Memory Barriers (part 2)
Introduction
After reading the first article, the question which usually arises after a couple of days is something like this - "how does the load barrier help? okay, it's issued, but anything could happen immediately after that but before the atomic operation is issued, so surely we're back where we started?"
The Short Answer
So long as the load barrier occurs after the atomic operation which honoured the store barrier, then although of course anything can happen instantly after the load barrier is issued, we will however still know we have seen everything which occured up to the point of the atomic operation which honoured the store barrier.
What you then have to keep in mind is that implicit in all code which uses lock-free operations is a control of the order in which events occur, so that we ensure this ordering of load and store barriers is honoured. Consider a lock-free linked-list; for a thread to be able to read an element from the list, an element must be in the list - otherwise, how else can the reading thread even know of the existence of that element? So we see that inherent in the linked-list code is control of the order of events - an element must be added to the list before it can be read while in the list.
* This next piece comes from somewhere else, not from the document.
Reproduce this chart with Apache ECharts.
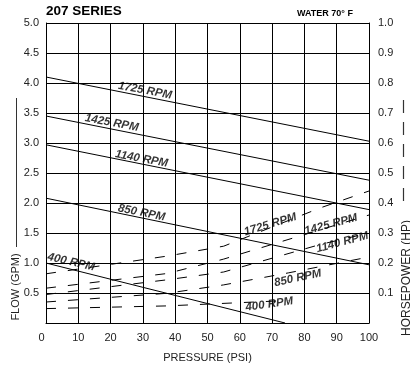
<!DOCTYPE html>
<html>
<head>
<meta charset="utf-8">
<script src="https://cdn.jsdelivr.net/npm/echarts@6/dist/echarts.min.js"></script>
<style>
  html, body { margin: 0; padding: 0; background: #fff; }
  #chart { width: 410px; height: 368px; }
</style>
</head>
<body>
<div id="chart"></div>
<script>
// Pump performance: flow (solid, left axis) and horsepower (dashed, right axis) vs pressure.
const rpmNames = ['1725 RPM', '1425 RPM', '1140 RPM', '850 RPM', '400 RPM'];

// Flow curves, [pressure PSI, flow GPM]
const flow1725 = [[0, 4.10], [100, 3.03]];
const flow1425 = [[0, 3.45], [100, 2.38]];
const flow1140 = [[0, 2.97], [100, 1.89]];
const flow850  = [[0, 2.08], [100, 0.97]];
const flow400  = [[0, 1.00], [74, 0.00]];

// Horsepower curves, [pressure PSI, HP]
const hp1725 = [[0, 0.164], [37.5, 0.223], [55, 0.256], [85, 0.384], [100, 0.440]];
const hp1425 = [[0, 0.116], [37.5, 0.165], [55, 0.213], [100, 0.360]];
const hp1140 = [[0, 0.095], [37.5, 0.144], [55, 0.170], [85, 0.262], [100, 0.300]];
const hp850  = [[0, 0.070], [37.5, 0.099], [55, 0.127], [75, 0.167], [100, 0.220]];
const hp400  = [[0, 0.048], [37.5, 0.057], [75, 0.075]];

// Axis ticks
const pressureTicks = [0, 10, 20, 30, 40, 50, 60, 70, 80, 90, 100];
const flowTicks = [0.5, 1.0, 1.5, 2.0, 2.5, 3.0, 3.5, 4.0, 4.5, 5.0];
const hpTicks = [0.1, 0.2, 0.3, 0.4, 0.5, 0.6, 0.7, 0.8, 0.9, 1.0];

const flowCurves = [flow1725, flow1425, flow1140, flow850, flow400];
const hpCurves = [hp1725, hp1425, hp1140, hp850, hp400];

// Where each curve label sits along its curve (pressure), plus pixel nudge and tilt
const flowLabelPsi = [30.3, 20.0, 29.3, 29.3, 7.3];
const flowLabelNudge = [-6, -6, -5, -5, -7];
const flowLabelTilt = [-10.5, -10.5, -10.5, -11, -13];
const hpLabelPsi = [69.7, 88.4, 91.5, 77.5, 69.0];
const hpLabelNudge = [-3, -2, 3, 7, 3];
const hpLabelTilt = [17, 15, 15, 12, 8];

const FONT = '"Liberation Sans", Arial, Helvetica, sans-serif';
const INK = '#000';

function valueAt(points, x) {
  for (let i = 1; i < points.length; i++) {
    const a = points[i - 1], b = points[i];
    if (x <= b[0]) {
      const t = (x - a[0]) / (b[0] - a[0]);
      return a[1] + t * (b[1] - a[1]);
    }
  }
  return points[points.length - 1][1];
}

function curveSeries(points, yAxisIndex, dashed) {
  return {
    type: 'line',
    yAxisIndex: yAxisIndex,
    data: points,
    showSymbol: false,
    silent: true,
    animation: false,
    z: 3,
    lineStyle: {
      color: INK,
      width: 1,
      type: dashed ? [10, 12] : 'solid'
    }
  };
}

function labelSeries(name, points, psi, yAxisIndex, nudge, tilt) {
  return {
    type: 'scatter',
    yAxisIndex: yAxisIndex,
    symbol: 'circle',
    symbolSize: 1,
    silent: true,
    animation: false,
    z: 5,
    itemStyle: { color: 'transparent' },
    data: [[psi, valueAt(points, psi)]],
    label: {
      show: true,
      position: 'inside',
      formatter: name,
      rotate: tilt,
      offset: [0, nudge],
      fontFamily: FONT,
      fontSize: 11.5,
      fontWeight: 'bold',
      fontStyle: 'italic',
      color: INK
    }
  };
}

const series = [];
flowCurves.forEach(function (c) { series.push(curveSeries(c, 0, false)); });
hpCurves.forEach(function (c) { series.push(curveSeries(c, 1, true)); });
rpmNames.forEach(function (n, i) {
  series.push(labelSeries(n, flowCurves[i], flowLabelPsi[i], 0, flowLabelNudge[i], flowLabelTilt[i]));
  series.push(labelSeries(n, hpCurves[i], hpLabelPsi[i], 1, hpLabelNudge[i], hpLabelTilt[i]));
});

const tickText = { fontFamily: FONT, fontSize: 11, color: '#222' };

const option = {
  animation: false,
  backgroundColor: '#fff',
  grid: { left: 46, right: 41, top: 23, bottom: 40, containLabel: false },
  xAxis: {
    type: 'value',
    min: 0, max: 100, interval: 10,
    axisLine: { show: true, lineStyle: { color: INK, width: 1 } },
    axisTick: { show: false },
    splitLine: { show: true, lineStyle: { color: INK, width: 1 } },
    axisLabel: Object.assign({
      margin: 9,
      formatter: function (v) {
        return pressureTicks.indexOf(v) < 0 ? '' : (v === 0 ? '{z|0}' : String(v));
      },
      rich: { z: { fontFamily: FONT, fontSize: 11, color: '#222', padding: [0, 9, 0, 0] } }
    }, tickText),
    name: 'PRESSURE (PSI)',
    nameLocation: 'middle',
    nameGap: 29,
    nameTextStyle: tickText
  },
  yAxis: [
    {
      type: 'value',
      min: 0, max: 5, interval: 0.5,
      axisLine: { show: true, lineStyle: { color: INK, width: 1 } },
      axisTick: { show: false },
      splitLine: { show: true, lineStyle: { color: INK, width: 1 } },
      axisLabel: Object.assign({
        margin: 7,
        formatter: function (v) {
          const hit = flowTicks.find(function (t) { return Math.abs(t - v) < 1e-6; });
          return hit === undefined ? '' : hit.toFixed(1);
        }
      }, tickText)
    },
    {
      type: 'value',
      position: 'right',
      min: 0, max: 1, interval: 0.1,
      axisLine: { show: true, lineStyle: { color: INK, width: 1 } },
      axisTick: { show: false },
      splitLine: { show: false },
      axisLabel: Object.assign({
        margin: 9,
        formatter: function (v) {
          const hit = hpTicks.find(function (t) { return Math.abs(t - v) < 1e-6; });
          return hit === undefined ? '' : hit.toFixed(1);
        }
      }, tickText)
    }
  ],
  graphic: [
    {
      type: 'text', left: 46, top: 4,
      style: { text: '207 SERIES', fontFamily: FONT, fontSize: 13.5, fontWeight: 'bold', fill: INK }
    },
    {
      type: 'text', left: 297, top: 9,
      style: { text: 'WATER 70° F', fontFamily: FONT, fontSize: 9, fontWeight: 'bold', fill: INK }
    },
    {
      type: 'line', silent: true,
      shape: { x1: 16.5, y1: 98, x2: 16.5, y2: 247 },
      style: { stroke: '#333', lineWidth: 1 }
    },
    {
      type: 'text', x: 16, y: 287, rotation: Math.PI / 2,
      style: { text: 'FLOW (GPM)', fontFamily: FONT, fontSize: 11, fill: '#222',
               align: 'center', verticalAlign: 'middle' }
    },
    {
      type: 'line', silent: true,
      shape: { x1: 403.5, y1: 100, x2: 403.5, y2: 201 },
      style: { stroke: '#333', lineWidth: 1.2, lineDash: [13, 9] }
    },
    {
      type: 'text', x: 407, y: 278, rotation: Math.PI / 2,
      style: { text: 'HORSEPOWER (HP)', fontFamily: FONT, fontSize: 12, fill: '#222',
               align: 'center', verticalAlign: 'middle' }
    }
  ],
  series: series
};

const chart = echarts.init(document.getElementById('chart'), null, { renderer: 'canvas' });
chart.setOption(option);
</script>
</body>
</html>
So if we consider an element, first it must be added, so the store barrier is issued (to ensure the void pointer of user data reaches memory before our adjustments to the linked list pointers) and the atomic operation necessary to add the element occurs; and then, when we come to read, a load barrier is issued before we try to read the element - so when we read, we know we are seeing all elements which have been added to the list prior to the issuing of the load barrier. Of course, more elements could be added the instant after the load barrier is issued - but we won't see these elements (or, rather, we're not guaranteed to see them - we might get lucky and they might end up being visible anyway) - but that's okay; we will see everything up to the point the load barrier was issued - and that's enough because in general, when programming, from the users point of view, the operations performed by a function are considered to have fully occurred by the time the function returns. So when a user adds a new element, he expects the element to be added by the time the linked list "add new element" function returns. Similarly, when reading the list, the user expects the function to see everything that has happened up to the point the "read element" function is called. These expectations are honoured; if the "add" functions have returned, their effects will be seen by any "read" function which occurs afterwards.
If however an "add" function is called after the load barrier is issued, then the "add" function must be being called after the "read" function has been called, and so it's okay if the results of that "add" function are not seen.
The memory modified by atomic operations does not need barriers, as atomic operations always read and write directly from memory (or at least out to the cache coherency protocol, which amounts to the say thing). They really know the truth, always.
It is the same for all lock-free data structures. A key part of their design always is to ensure the order of events is correct, so that data is always correctly read.